Der Hamburger Forscher Thomas Kaiser sieht in den Erkenntnissen keinen Widerspruch zu seiner Vorgehensweise. "Die in Pflanzen enthaltenen Phytolithe verändern die Morphologie des Zahns in jedem Fall, indem sie seine Oberfläche glätten, deshalb sollte man ihre Rolle nicht ignorieren", sagt Kaiser. "Auf das Volumen des Zahnschmelzes haben die Phytolithe zwar nur einen geringen Einfluss, dennoch sind sie wichtig für die gesamte Signatur, die wir durch einen Zahnabdruck gewinnen." Kaisers Team nutzt unter anderem einen Vorher-nachher-Test: Erst studieren die Forscher die Zahnabdrücke von Versuchstieren etwa bei einer Ernährung mit Gras, dann einige Wochen später erneut, nachdem die Ernährung auf Blätter umgestellt wurde.

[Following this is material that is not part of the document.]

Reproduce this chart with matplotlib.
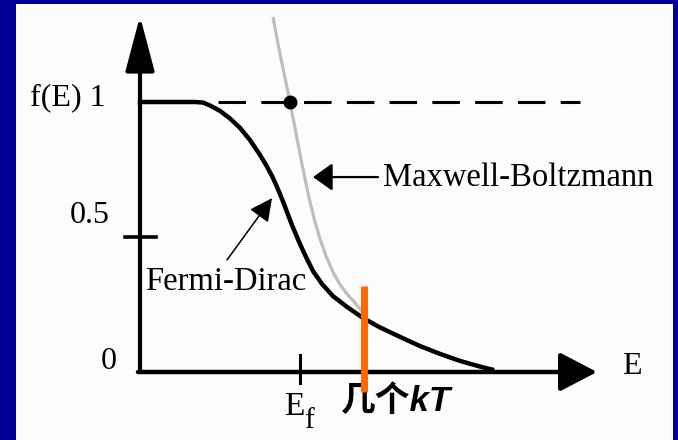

Um den Einfluss des aus dem Boden stammenden Quarzes zu simulieren, werde dieser dem Futter der Versuchstiere beigemischt, sagt Kaiser. Aus dem Abgleich der Zahnabdrücke von den Versuchstieren mit Zähnen von ausgestorbenen Tieren lasse sich dann zwar nicht exakt auf bestimmte Nahrungsbestandteile, also etwa eine Pflanzenart schließen, aber man könne sich den Nahrungsgewohnheiten zumindest annähern.